她打开了房门,走了出去,经过了一条走廊,就来到了一个相当大的客厅之中。木兰花已经看出,自己所在的那个地方,是一所相当古老的花园洋房。木兰花在客厅中略站了一站,就向花园中走去。
花园也相当大,花木扶疏,一草一木都看得出曾经经过悉心的照料,而如今,一个人也没有,显得出奇的静,木兰花向着半开的铁门走去,在她来到离铁门约莫还有三十公呎左右之际,在她的身侧,突然传来了一阵“格格”的声响。
木兰花转头一看,看到一株碗口粗细的龙眼树,树干已然折断,但是还未曾完全断折,正自发出“格格”的声响,向她直倒下来。
木兰花向前跃出了几步,那株龙眼树,隆然倒地,木兰花在向前跃出避开之际,已曾经在留意四周围是不是有人。可是她的经验而论,她可以肯定,花园中早已经一个人也没有了,而这株树,是有人在离去之前弄折,算定了时间倒下来的。
木兰花知道,不会无缘无故有人弄倒一株树,那一定是有作用的!木兰花来到那株龙眼树的断折处,才看了一眼,就紧锁起双眉来。
那株树的树干上,有一个很明显的拳头印子,像是有人一拳打在还未曾凝固的石膏上所留下来的一样。四个指节骨的印特别深,看来比常人的骨节要大得多。而树的断口处参差不齐。
这树,是被一个人用一拳之力打断的!
木兰花当然知道这个人打断这株树是什么用意,那是向她示威,木兰花也知道是什么人将那株树打断的,那是陈思空!
木兰花不知道世界上有多少人可以一拳打断一株碗口粗细的树木,她知道她不能,除了陈思空之外,世界上是不是还有人有这样的能力,真是疑问!
木兰花在断树的旁边站了几分钟,才走出了花园。花园外是一条斜路,下了斜路,就是公路。
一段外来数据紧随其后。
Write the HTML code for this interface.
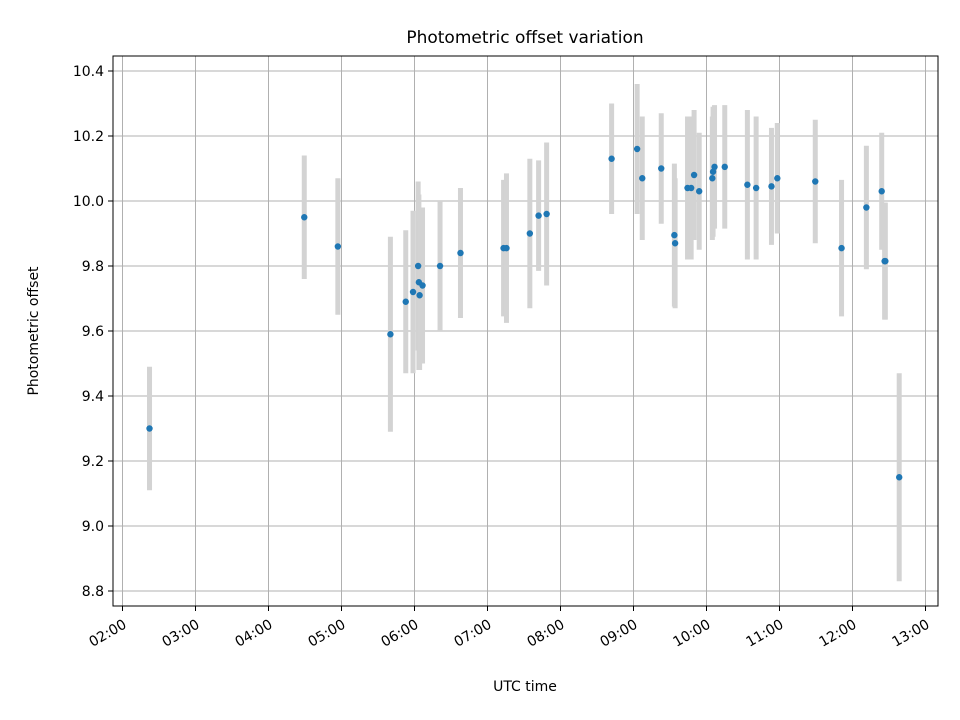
<!DOCTYPE html>
<html><head><meta charset="utf-8"><style>
body{margin:0;background:#fff}
svg{display:block;font-family:"DejaVu Sans","Liberation Sans",sans-serif}
</style></head><body>
<svg id="chart" width="960" height="720" viewBox="0 0 960 720">
<rect width="960" height="720" fill="#fff"/>
<g id="grid"></g>
<g id="errs"></g>
<g id="pts"></g>
<rect x="113" y="56" width="825" height="550" fill="none" stroke="#000" stroke-width="1"/>
<g id="axes"></g>
<text x="525" y="43" text-anchor="middle" font-size="17">Photometric offset variation</text>
<text x="525" y="691" text-anchor="middle" font-size="14">UTC time</text>
<text transform="translate(38,331) rotate(-90)" text-anchor="middle" font-size="14">Photometric offset</text>
</svg>
<script>
const hours=[2.37,4.49,4.95,5.67,5.88,5.98,6.05,6.06,6.07,6.11,6.35,6.63,7.22,7.26,7.58,7.70,7.81,8.70,9.05,9.12,9.38,9.56,9.57,9.74,9.79,9.83,9.90,10.08,10.09,10.11,10.25,10.56,10.68,10.89,10.97,11.49,11.85,12.19,12.40,12.44,12.45,12.64];
const offsets=[9.30,9.95,9.86,9.59,9.69,9.72,9.80,9.75,9.71,9.74,9.80,9.84,9.855,9.855,9.90,9.955,9.96,10.13,10.16,10.07,10.10,9.895,9.87,10.04,10.04,10.08,10.03,10.07,10.09,10.105,10.105,10.05,10.04,10.045,10.07,10.06,9.855,9.98,10.03,9.815,9.815,9.15];
const errors=[0.19,0.19,0.21,0.30,0.22,0.25,0.26,0.27,0.23,0.24,0.20,0.20,0.21,0.23,0.23,0.17,0.22,0.17,0.20,0.19,0.17,0.22,0.20,0.22,0.22,0.20,0.18,0.19,0.20,0.19,0.19,0.23,0.22,0.18,0.17,0.19,0.21,0.19,0.18,0.18,0.18,0.32];
const yTicks=[8.8,9.0,9.2,9.4,9.6,9.8,10.0,10.2,10.4];
const xTickHours=[2,3,4,5,6,7,8,9,10,11,12,13];
const xTickLabels=["02:00","03:00","04:00","05:00","06:00","07:00","08:00","09:00","10:00","11:00","12:00","13:00"];
const NS="http://www.w3.org/2000/svg";
const X=h=>122.5+(h-2)*73;
const Y=v=>71+(10.4-v)*325;
function mk(tag,attrs,parent){const e=document.createElementNS(NS,tag);for(const k in attrs)e.setAttribute(k,attrs[k]);parent.appendChild(e);return e;}
const grid=document.getElementById('grid'),axes=document.getElementById('axes'),errs=document.getElementById('errs'),pts=document.getElementById('pts');
yTicks.forEach(v=>{
 const y=Y(v);
 const g=mk('line',{x1:113,x2:938,y1:y,y2:y,stroke:'#b0b0b0','stroke-width':1},grid);
 
 
 mk('line',{x1:108,x2:113,y1:y,y2:y,stroke:'#000'},axes);
 const t=mk('text',{x:104,y:y+5,'text-anchor':'end','font-size':14},axes);
 t.textContent=v.toFixed(1);
 
 
});
xTickHours.forEach((h,i)=>{
 const x=X(h);
 const g=mk('line',{x1:x,x2:x,y1:56,y2:606,stroke:'#b0b0b0','stroke-width':1},grid);
 
 
 mk('line',{x1:x,x2:x,y1:606,y2:611,stroke:'#000'},axes);
 const t=mk('text',{x:0,y:0,'text-anchor':'end','font-size':14,transform:`translate(${x+5},${627}) rotate(-30)`},axes);
 t.textContent=xTickLabels[i];
 
 
});
hours.forEach((h,i)=>{
 const x=X(h);
 const b=mk('line',{x1:x,x2:x,y1:Y(offsets[i]+errors[i]),y2:Y(offsets[i]-errors[i]),stroke:'#d3d3d3','stroke-width':5},errs);
 
 
});
hours.forEach((h,i)=>{
 const c=mk('circle',{cx:X(h),cy:Y(offsets[i]),r:3.2,fill:'#1f77b4'},pts);
 
 
});
</script>
</body></html>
木兰花等了没有多久,就截到了一辆车,载着她到了最近的警局,一到警局,木兰花立时和高翔取得了联络。
穆秀珍的紧急手术,一直进行了四个小时才结束,当她被从急救室中推出来的时候,面色苍白得可怕,人也仍然在昏迷状态之中。
这时,木兰花也已经赶到了,云四风一看到了秀珍,立时走过去,紧握着她平放在白床单上的手,穆秀戏的手冷得出奇,云四风一握住了她的手、身子就不由自主地震动了一下。
到了病房之中,医生将各人请了出去,包括坚持要留在病房中的云四风在内。云四风事实上是被木兰花劝出病房去的。木兰花对他道:“四风,受伤的人,最重要的是休息与睡眠。在睡眠之中,人的复原能力最快。秀珍如果能睡上两天,对她的伤势就大有帮助,不要为了焦急,反而害了她!”